Dataset excerpt:
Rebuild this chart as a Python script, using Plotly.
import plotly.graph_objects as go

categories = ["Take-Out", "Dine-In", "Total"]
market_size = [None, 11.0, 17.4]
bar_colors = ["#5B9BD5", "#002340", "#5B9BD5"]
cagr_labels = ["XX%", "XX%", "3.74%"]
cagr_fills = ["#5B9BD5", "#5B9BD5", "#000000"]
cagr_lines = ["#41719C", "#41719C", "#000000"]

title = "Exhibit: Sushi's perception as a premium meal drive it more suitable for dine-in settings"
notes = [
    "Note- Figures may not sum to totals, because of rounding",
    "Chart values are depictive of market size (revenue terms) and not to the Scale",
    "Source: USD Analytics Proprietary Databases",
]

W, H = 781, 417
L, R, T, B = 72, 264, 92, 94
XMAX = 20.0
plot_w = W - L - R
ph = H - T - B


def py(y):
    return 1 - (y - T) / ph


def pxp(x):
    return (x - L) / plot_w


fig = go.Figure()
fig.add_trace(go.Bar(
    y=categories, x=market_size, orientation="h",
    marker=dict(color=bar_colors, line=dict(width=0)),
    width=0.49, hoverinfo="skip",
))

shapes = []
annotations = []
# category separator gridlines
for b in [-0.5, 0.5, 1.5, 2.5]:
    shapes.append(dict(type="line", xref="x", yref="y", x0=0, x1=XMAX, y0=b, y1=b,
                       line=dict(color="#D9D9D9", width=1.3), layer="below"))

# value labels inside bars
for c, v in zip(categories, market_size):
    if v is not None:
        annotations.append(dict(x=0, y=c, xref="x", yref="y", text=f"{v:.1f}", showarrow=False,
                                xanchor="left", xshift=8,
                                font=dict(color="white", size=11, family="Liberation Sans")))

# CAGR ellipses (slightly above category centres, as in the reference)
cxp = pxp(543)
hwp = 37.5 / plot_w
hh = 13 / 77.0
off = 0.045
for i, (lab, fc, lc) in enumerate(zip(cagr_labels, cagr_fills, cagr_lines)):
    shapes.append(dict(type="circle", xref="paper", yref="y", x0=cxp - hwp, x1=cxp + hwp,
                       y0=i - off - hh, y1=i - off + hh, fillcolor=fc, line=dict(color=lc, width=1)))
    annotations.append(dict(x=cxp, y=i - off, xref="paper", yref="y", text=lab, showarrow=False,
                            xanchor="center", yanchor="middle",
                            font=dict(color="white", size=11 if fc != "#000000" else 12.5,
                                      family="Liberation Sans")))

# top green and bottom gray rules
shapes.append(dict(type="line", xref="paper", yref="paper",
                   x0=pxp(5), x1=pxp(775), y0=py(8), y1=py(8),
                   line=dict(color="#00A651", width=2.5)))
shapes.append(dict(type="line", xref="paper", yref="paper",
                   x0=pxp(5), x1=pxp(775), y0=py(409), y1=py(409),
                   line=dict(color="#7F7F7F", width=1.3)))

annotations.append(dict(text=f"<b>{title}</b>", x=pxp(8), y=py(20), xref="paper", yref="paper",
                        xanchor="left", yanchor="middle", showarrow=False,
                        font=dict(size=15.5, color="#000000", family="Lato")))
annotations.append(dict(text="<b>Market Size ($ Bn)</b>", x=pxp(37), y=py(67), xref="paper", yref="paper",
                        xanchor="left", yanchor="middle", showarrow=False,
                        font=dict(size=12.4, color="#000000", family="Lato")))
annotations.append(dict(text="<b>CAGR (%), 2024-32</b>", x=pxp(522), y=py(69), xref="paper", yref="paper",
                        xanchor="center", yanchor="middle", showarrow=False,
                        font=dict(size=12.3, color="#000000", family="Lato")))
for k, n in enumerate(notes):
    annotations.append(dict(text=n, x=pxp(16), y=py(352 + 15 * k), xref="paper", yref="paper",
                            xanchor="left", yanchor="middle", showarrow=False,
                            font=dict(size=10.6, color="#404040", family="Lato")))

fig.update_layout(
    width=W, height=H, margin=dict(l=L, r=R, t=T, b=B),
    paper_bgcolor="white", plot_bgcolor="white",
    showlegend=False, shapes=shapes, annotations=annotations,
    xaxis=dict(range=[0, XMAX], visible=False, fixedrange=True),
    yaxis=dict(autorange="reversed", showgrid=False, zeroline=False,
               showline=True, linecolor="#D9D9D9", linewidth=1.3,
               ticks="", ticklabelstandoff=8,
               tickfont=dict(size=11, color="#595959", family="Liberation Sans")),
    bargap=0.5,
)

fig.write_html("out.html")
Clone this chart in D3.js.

### TASK OBJECTIVE:
Reprint the data above from the opening line to the line holding "return (x - L) / plot_w", inclusive, and nothing else.

### OUTPUT FOR THIS EXERCISE:
Rebuild this chart as a Python script, using Plotly.
import plotly.graph_objects as go

categories = ["Take-Out", "Dine-In", "Total"]
market_size = [None, 11.0, 17.4]
bar_colors = ["#5B9BD5", "#002340", "#5B9BD5"]
cagr_labels = ["XX%", "XX%", "3.74%"]
cagr_fills = ["#5B9BD5", "#5B9BD5", "#000000"]
cagr_lines = ["#41719C", "#41719C", "#000000"]

title = "Exhibit: Sushi's perception as a premium meal drive it more suitable for dine-in settings"
notes = [
    "Note- Figures may not sum to totals, because of rounding",
    "Chart values are depictive of market size (revenue terms) and not to the Scale",
    "Source: USD Analytics Proprietary Databases",
]

W, H = 781, 417
L, R, T, B = 72, 264, 92, 94
XMAX = 20.0
plot_w = W - L - R
ph = H - T - B


def py(y):
    return 1 - (y - T) / ph


def pxp(x):
    return (x - L) / plot_w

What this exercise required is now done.